Ofu County is a county in the Manu'a District in American Samoa. It was the result of the subdivision of the prior Luanuu County in two, with the other newly created county being Olosega, first reported on the 1930 U.S. Census. It is now contiguous with its only village, Ofu.

==Demographics==

Ofu County was first recorded beginning with the 1930 U.S. Census. It had previously been within Luanuu County. Its population zenith was in 1960, with 605 residents. It has since experienced a dramatic population decline (as has the Manu'u District), losing over 2/3 of its population as of 2010.

==History==
In 1921, Governor Waldo A. Evans established a dispensary on Ofu to improve medical services for the Manuʻa Islands. The chosen site was Toaga, on the Ofu side of the lagoon that links Ofu and Olosega, as it offered convenient access to both islands. Once the facility opened, however, the district health officer discovered that locals avoided it. The mountain behind Toaga was believed to house the most malevolent spirits in Manuʻa, and people hurried past the area in fear. At first, the U.S. Navy–run Public Health Department resisted yielding to such beliefs, but eventually conceded and relocated the dispensary to Ofu Village.

==Geography==
Vaoto Marine Reserve, spanning 16 hectares (40 acres), is situated seaward of the Ofu Airport landing strip and Vaoto Lodge, adjacent to the Ofu unit of the National Park of American Samoa. Its establishment aimed to protect a coral reef and sandy beach that are easily accessible to visitors. The reserve is notable for hosting a remarkable population of Blue coral (Heliopora coerulea), a rare and threatened species.

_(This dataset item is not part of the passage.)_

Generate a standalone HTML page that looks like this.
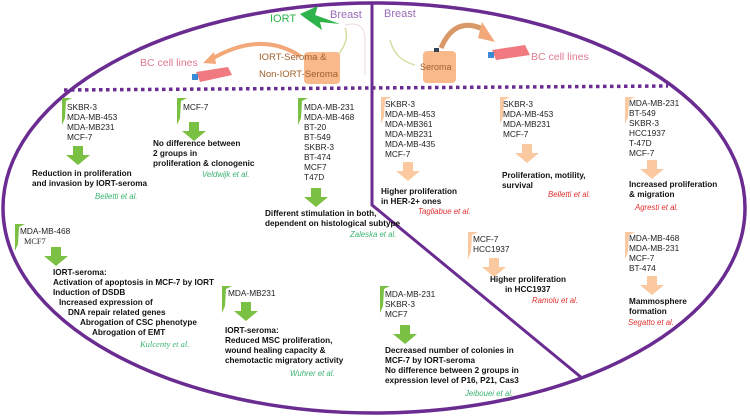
<!DOCTYPE html>
<html><head><meta charset="utf-8"><style>
html,body{margin:0;padding:0;background:#fff;}
svg{display:block}
text{font-family:"Liberation Sans",sans-serif;font-size:8.3px;fill:#222}
.b{font-weight:bold;font-size:8.2px;fill:#111}
.g{fill:#3ab371;font-style:italic;font-size:7.8px}
.r{fill:#e03030;font-style:italic;font-size:7.8px}
.s{font-family:"Liberation Serif",serif}
</style></head><body>
<svg width="750" height="417" viewBox="0 0 750 417" xmlns="http://www.w3.org/2000/svg">
<defs>
<g id="ga"><polygon points="-5,0 5,0 5,9 12,9 0,19 -12,9 -5,9" fill="#7ac143"/></g>
<g id="oa"><polygon points="-5,0 5,0 5,9 12,9 0,19 -12,9 -5,9" fill="#fbc9a0"/></g>
<g id="gf"><polygon points="0,0 10,0 4,3 3,20 0,27" fill="#7ac143"/></g>
<g id="of"><polygon points="0,0 10,0 4,3 3,20 0,27" fill="#fbc9a0"/></g>
</defs>
<ellipse cx="374" cy="208" rx="371" ry="205" fill="none" stroke="#6a2c91" stroke-width="3.5"/>
<polyline points="372,4 372,205 582,378" fill="none" stroke="#6a2c91" stroke-width="3"/>
<line x1="64" y1="90" x2="668" y2="86" stroke="#6a2c91" stroke-width="3.5" stroke-dasharray="3.5,3.5"/>

<!-- top left illustration -->
<polygon points="300,14 318,6 315,15 340,24 320,22 322,30 305,18" fill="#2db34a"/>
<path d="M345,25 Q365,20 365,40 L365,75" fill="none" stroke="#e8d8dc" stroke-width="1"/>
<path d="M345,28 Q350,40 338,55 L330,80" fill="none" stroke="#d8dca0" stroke-width="1.5"/>
<text x="270" y="22" style="font-size:11px;fill:#2db34a">IORT</text>
<text x="330" y="18" style="font-size:11px;fill:#9b6bb8">Breast</text>
<path d="M300,56 Q260,30 210,60" fill="none" stroke="#f2a878" stroke-width="4"/>
<polygon points="203,63 214,52 216,64" fill="#f2a878"/>
<text x="140" y="66" style="font-size:10.5px;fill:#e07a90">BC cell lines</text>
<polygon points="196,72 228,67 232,75 200,82" fill="#f07a80"/>
<rect x="192" y="74" width="6" height="6" fill="#3a8ad8"/>
<rect x="304" y="52" width="36" height="32" rx="4" fill="#f9b98a"/>
<text x="259" y="60" style="font-size:9.5px;fill:#a0602a">IORT-Seroma &amp;</text>
<text x="259" y="77" style="font-size:9.5px;fill:#a0602a">Non-IORT-Seroma</text>

<!-- top right illustration -->
<text x="384" y="17" style="font-size:11px;fill:#9b6bb8">Breast</text>
<path d="M390,40 Q395,60 415,65" fill="none" stroke="#d8dca0" stroke-width="1.5"/>
<rect x="423" y="51" width="33" height="32" rx="4" fill="#f9b98a"/>
<rect x="434" y="48" width="5" height="4" fill="#345"/>
<text x="420" y="70" style="font-size:9px;fill:#a0602a">Seroma</text>
<path d="M441,48 Q455,15 485,30" fill="none" stroke="#d89868" stroke-width="5"/>
<polygon points="482,22 495,42 478,38" fill="#f2a878"/>
<polygon points="492,50 525,45 530,55 496,60" fill="#f07a80"/>
<rect x="488" y="52" width="6" height="6" fill="#3a8ad8"/>
<text x="531" y="60" style="font-size:10.5px;fill:#e07a90">BC cell lines</text>

<!-- Group 1 -->
<use href="#gf" x="62" y="98"/>
<text x="67" y="110">SKBR-3</text><text x="67" y="120">MDA-MB-453</text><text x="67" y="130">MDA-MB231</text><text x="67" y="140">MCF-7</text>
<use href="#ga" x="78" y="146"/>
<text class="b" x="32" y="176">Reduction in proliferation</text>
<text class="b" x="32" y="186">and invasion by IORT-seroma</text>
<text class="g" x="95" y="199">Belletti et al.</text>
<!-- Group 2 -->
<use href="#gf" x="177" y="98"/>
<text x="183" y="110">MCF-7</text>
<use href="#ga" x="194" y="122"/>
<text class="b" x="153" y="146">No difference between</text>
<text class="b" x="153" y="156">2 groups in</text>
<text class="b" x="153" y="166">proliferation &amp; clonogenic</text>
<text class="g" x="202" y="177">Veldwijk et al.</text>
<!-- Group 3 -->
<use href="#gf" x="298" y="98"/>
<text x="304" y="110">MDA-MB-231</text><text x="304" y="120">MDA-MB-468</text><text x="304" y="130">BT-20</text><text x="304" y="140">BT-549</text><text x="304" y="150">SKBR-3</text><text x="304" y="160">BT-474</text><text x="304" y="170">MCF7</text><text x="304" y="180">T47D</text>
<use href="#ga" x="316" y="188"/>
<text class="b" x="265" y="216">Different stimulation in both,</text>
<text class="b" x="265" y="226">dependent on histological  subtype</text>
<text class="g" x="350" y="237">Zaleska et al.</text>
<!-- Group 4 -->
<use href="#gf" x="15" y="224"/>
<text x="20" y="234">MDA-MB-468</text><text class="s" x="24" y="244">MCF7</text>
<use href="#ga" x="56" y="247"/>
<text class="b" x="53" y="275">IORT-seroma:</text>
<text class="b" x="53" y="285">Activation of apoptosis in MCF-7 by IORT</text>
<text class="b" x="53" y="295">Induction of DSDB</text>
<text class="b" x="59" y="305">Increased expression of</text>
<text class="b" x="68" y="315">DNA repair related genes</text>
<text class="b" x="80" y="325">Abrogation of CSC phenotype</text>
<text class="b" x="92" y="335">Abrogation of EMT</text>
<text class="g s" x="140" y="347" style="font-size:8.5px">Kulcenty <tspan font-style="italic">et al.</tspan></text>
<!-- Group 5 -->
<use href="#gf" x="222" y="286"/>
<text x="228" y="296">MDA-MB231</text>
<use href="#ga" x="246" y="302"/>
<text class="b" x="225" y="333">IORT-seroma:</text>
<text class="b" x="225" y="343">Reduced MSC proliferation,</text>
<text class="b" x="225" y="353">wound healing capacity &amp;</text>
<text class="b" x="225" y="363">chemotactic migratory activity</text>
<text class="g" x="290" y="376">Wuhrer et al.</text>
<!-- Group 6 -->
<use href="#gf" x="380" y="286"/>
<text x="385" y="297">MDA-MB-231</text><text x="385" y="307">SKBR-3</text><text x="385" y="317">MCF7</text>
<use href="#ga" x="405" y="325"/>
<text class="b" x="385" y="353">Decreased number of colonies in</text>
<text class="b" x="385" y="363">MCF-7  by IORT-seroma</text>
<text class="b" x="385" y="373">No difference between 2 groups in</text>
<text class="b" x="385" y="383">expression level of P16, P21, Cas3</text>
<text class="g" x="465" y="396">Jeibouei et al.</text>
<!-- Group 7 -->
<use href="#of" x="381" y="97"/>
<text x="385" y="107">SKBR-3</text><text x="385" y="117">MDA-MB-453</text><text x="385" y="127">MDA-MB361</text><text x="385" y="137">MDA-MB231</text><text x="385" y="147">MDA-MB-435</text><text x="385" y="157">MCF-7</text>
<use href="#oa" x="408" y="162"/>
<text class="b" x="381" y="194">Higher proliferation</text>
<text class="b" x="381" y="204">in HER-2+ ones</text>
<text class="r" x="418" y="214">Tagliabue et al.</text>
<!-- Group 8 -->
<use href="#of" x="500" y="97"/>
<text x="503" y="107">SKBR-3</text><text x="503" y="117">MDA-MB-453</text><text x="503" y="127">MDA-MB231</text><text x="503" y="137">MCF-7</text>
<use href="#oa" x="527" y="144"/>
<text class="b" x="502" y="178">Proliferation, motility,</text>
<text class="b" x="502" y="188">survival</text>
<text class="r" x="548" y="197">Belletti et al.</text>
<!-- Group 9 -->
<use href="#of" x="625" y="97"/>
<text x="629" y="106">MDA-MB-231</text><text x="629" y="116">BT-549</text><text x="629" y="126">SKBR-3</text><text x="629" y="136">HCC1937</text><text x="629" y="146">T-47D</text><text x="629" y="156">MCF-7</text>
<use href="#oa" x="652" y="160"/>
<text class="b" x="629" y="187">Increased proliferation</text>
<text class="b" x="629" y="197">&amp; migration</text>
<text class="r" x="635" y="210">Agresti et al.</text>
<!-- Group 10 -->
<use href="#of" x="468" y="232"/>
<text x="473" y="242">MCF-7</text><text x="473" y="252">HCC1937</text>
<use href="#oa" x="494" y="258"/>
<text class="b" x="490" y="282">Higher proliferation</text>
<text class="b" x="505" y="292">in HCC1937</text>
<text class="r" x="532" y="303">Ramolu et al.</text>
<!-- Group 11 -->
<use href="#of" x="625" y="232"/>
<text x="629" y="241">MDA-MB-468</text><text x="629" y="251">MDA-MB-231</text><text x="629" y="261">MCF-7</text><text x="629" y="271">BT-474</text>
<use href="#oa" x="652" y="276"/>
<text class="b" x="629" y="304">Mammosphere</text>
<text class="b" x="629" y="314">formation</text>
<text class="r" x="628" y="325">Segatto et al.</text>
</svg>
</body></html>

The Ofu unit of the National Park of American Samoa encompasses approximately 607 hectares (1,500 acres), featuring a coral reef and lagoon alongside a white-sand beach. This environment supports hundreds of reef fish species, corals, and various marine organisms. The beach, flanked by mist-shrouded rainforest pinnacles and sculpted volcanic rock formations, is regarded as one of the most exquisite in the South Pacific. The Ofu unit also provides the park's most accessible snorkeling opportunities.

===Villages===
- Alaufau (now defunct and within Ofu)
- Ofu

Ofu County and its namesake island encompass a single settlement known as Ofu Village, which is divided into two main sections: Ofu and Alaufau. These sectors occupy the western coastal terrace, situated adjacent to a sheltered reef flat and lagoon. The lagoon lies opposite Nuʻutele Island and Nuʻusilaelae Island, while the largest stretch of arable mountain slope lies inland. Historically, additional coastal villages on Ofu Island occupied parts of the southern and southeastern shoreline, including the area called Toʻaga. Limited archaeological evidence suggests that, in later prehistoric times, some habitation may also have spread inward, into the region used for intensive gardening. Although many houses in Ofu Village have been rebuilt using modern materials such as concrete and corrugated metal, the village retains a traditional layout. At its core is the malae — an open common space used for gatherings and ceremonies—bordered by the community church and the guest house of the high chief, which doubles as the meeting place for the American Samoa Fono. Individual household plots, conceptually stretching from the beachfront to the mountain slope, are arranged along the island's central sandy roadway.